Душно в невысоких покоях мрачного, обширного Слободского дворца. Осень на дворе, ноябрь прохладный, румяный. А в горницах везде жарко-прежарко натоплено ради царя. Зябок он стал, словно дитя малое.
Скоро Иоанн добрался до покоев, в которых царевич старший живет.
Проходит одну, другую горницу — нет никого. Отдыхают, видно, после трапезы.
Вдруг, войдя в летнюю опочивальню, в светелку, наверху, он увидал на широкой лавке свою невестку спящею.
Оставя мужа внизу, царевна поднялась сюда, где попрохладнее, разделась, кинулась на мягкий ковер, которым прикрыта лавка, под голову подушку притянула — и сладко спит. Одна сорочка тонкая, шелковая, ровно вздымается на груди. Горят румяные щечки, рдеют во сне. Брови соболиные как по шнурку рисованы. Ресницы густые, длинные, осеняют закрытые глаза. Алые, детские губы полураскрыты. Раскинулась небрежно во сне царевна, полуребенок, готовый через четыре месяца стать уже матерью… пятнадцать лет всего царевне.
Глядит Иван. Хороша. Дивно хороша. Куда лучше Нагой. Та баба совсем. Высокая, крупная. А эта как хмелевинка, стройна и гибка.
Осторожно с пересохшими губами подошел к спящей старик. И про журьбу забыл. Левой рукою слегка по волосам провел. Густые, шелковистые пепельные волосы распущены. Волнами падают на грудь, такую нежную, полусозревшую, как бутоны весной на розовых кустах. Коснулся руки, закинутой над головой. Теплая, мягкая кожа, совсем атласистая.
И наклонился грозный свекор, припал с поцелуем к губам невестки.
Та сразу проснулась и в полусне еще спросила:
— Ты, Ванюшка?
— Ванюшка, Ванюшка… — улыбаясь и отклоняясь немного, проговорил Иван. — Угадала невестушка.
В испуге вскочила сноха.
— Ты, государь-батюшка? Прости, помилуй. Не ждала тебя. Жарко. Истомилась, недуга моего ради. Прости! — вся алея от стыда, бормочет растерянная женщина. Потом к тому концу лавки кинулась, где одежду бросила.
Схватила сарафан, им прикрывается.
— Жарко? Еще б не жарко. Да брось сарафан. Брось. Не чужой, ведь, я… Свекор родной… Брось…
И он взялся за край одежды, чтобы вырвать и отбросить ее.
Безотчетно, изо всех сил держит измятую ткань, прикрыла ею грудь царевна. Рвется, не дает сарафана, сама из рук у старика безумного скользит.

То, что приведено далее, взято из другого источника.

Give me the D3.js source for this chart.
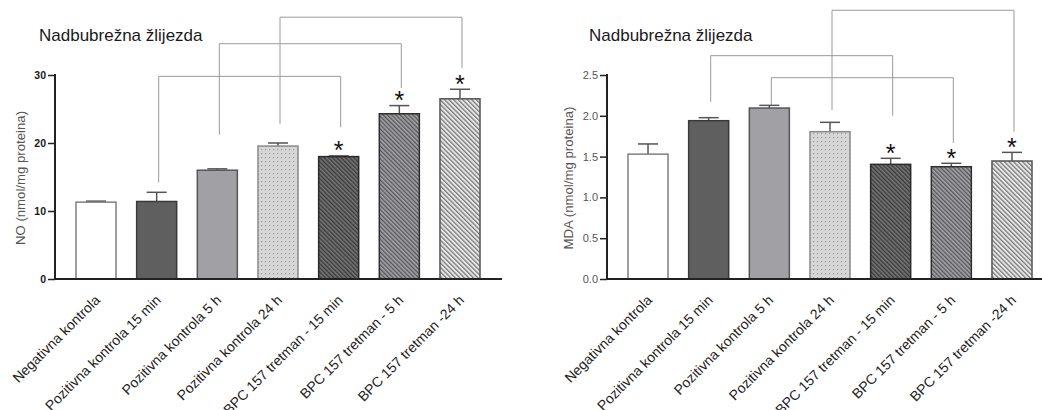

А в том уже зверь заговорил.
Ему противиться? Ему не уступать? Царю, отцу державному! Девчонка спорит с Иоанном! Да если бы он кожу стал срывать с нее, с дочери богоданной, с подданной его — и то молчать, терпеть, смирно стоять должна.
В приливе ярости, смешанном с ощущениями дикой, страстной злобы, вступил в борьбу озверелый старик с обезумевшей от страха женщиной. И не кричит она, только рвется из рук у него, сарафана не дает, к дверям порывается.
— Нет, не уйдешь! — хрипит старик. — Еще с такою — справлюсь. Поставлю на своем! Нечего невеститься!
И правда, одолевать начинает. Чувствует женщина, что руки слабеют. Сейчас выскользнет сарафан из судорожно сжатых пальцев, и опять она полунагая будет стоять перед этим страшным человеком.
С последним усилием, забыв, кто перед ней, — рванулась в сторону царевна, так в грудь толкнула старика, что отпустил он сарафан.